The author found a successful canvas in the myth of Prometheus for the generalization of sometimes too diverse material, sometimes not too proportionally scattered in a fairly wide chronological framework. After all, the author wrote his book as a combination of several disciplines – history, mythology, anthropology, history of cinema, and literature. In fact, Grant’s book can be called a collection of essays that are not always organically interlinked: a review of the history of the Russian conquest of the Caucasus is followed by the presentation of some rituals and legends of various Caucasian people associated with captivity and gift-giving, and an essay of the Caucasian theme in Soviet cinema.
A short excursion into the history of the conquest of the Caucasus by the Russians is made against the backdrop of a number of vivid quotes from the statements and memoirs of Russian military leaders like Ermolov and Madatov, and historians and writers like Romanovsky, Dostoevsky, and Velichko, that perfectly reflect “famous archetypes of Russian character” (p. 50). Grant argues rather convincingly that their stories about the Russian captivity reflected a rather wide range of political positions. However, it more often reflected a vision of the Caucasian peoples as some ungrateful and belligerent subjects who could not appreciate the benefits that the Russian Empire generously granted them. At the same time, he notes that although there has been a rather violent historical relationship between these two regions, they have also benefitted from each other in many ways.
No less interesting is the last chapter of the book, in which the author enthusiastically and knowingly introduces the reader to the wonderful world of Soviet cinema, in which no less attention is given to the topic of the Caucasus than in classical Russian literature.

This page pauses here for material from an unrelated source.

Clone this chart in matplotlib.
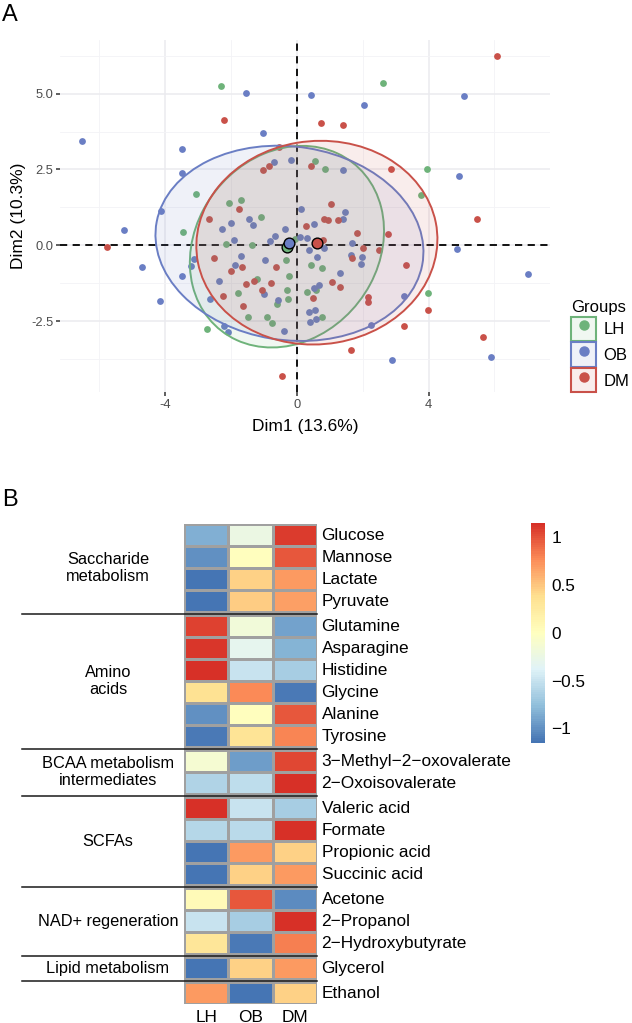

On the other hand, a couple of annoying blunders in the book are hard to explain for such a connoisseur of Caucasian life as Grant is. In particular, the author’s remark that the Molla Nasreddin magazine was published in Baku (p. 129) is surprising, as it is well known that the bulk of this satirical Azerbaijani journal was published in Tiflis, which by the early 20th century was the number two cosmopolitan center of the Caucasus along with Baku. In addition, the dedicated reader should bear in mind that the author’s comments that Adler is located on the Crimean Peninsula (p. 110, 120) are not accurate.
In general, Grant’s book is a cognitive and vivid work, written in bright and lively language. It is quite easy to read, and illuminates the history of Russian-Caucasian relations from a new angle.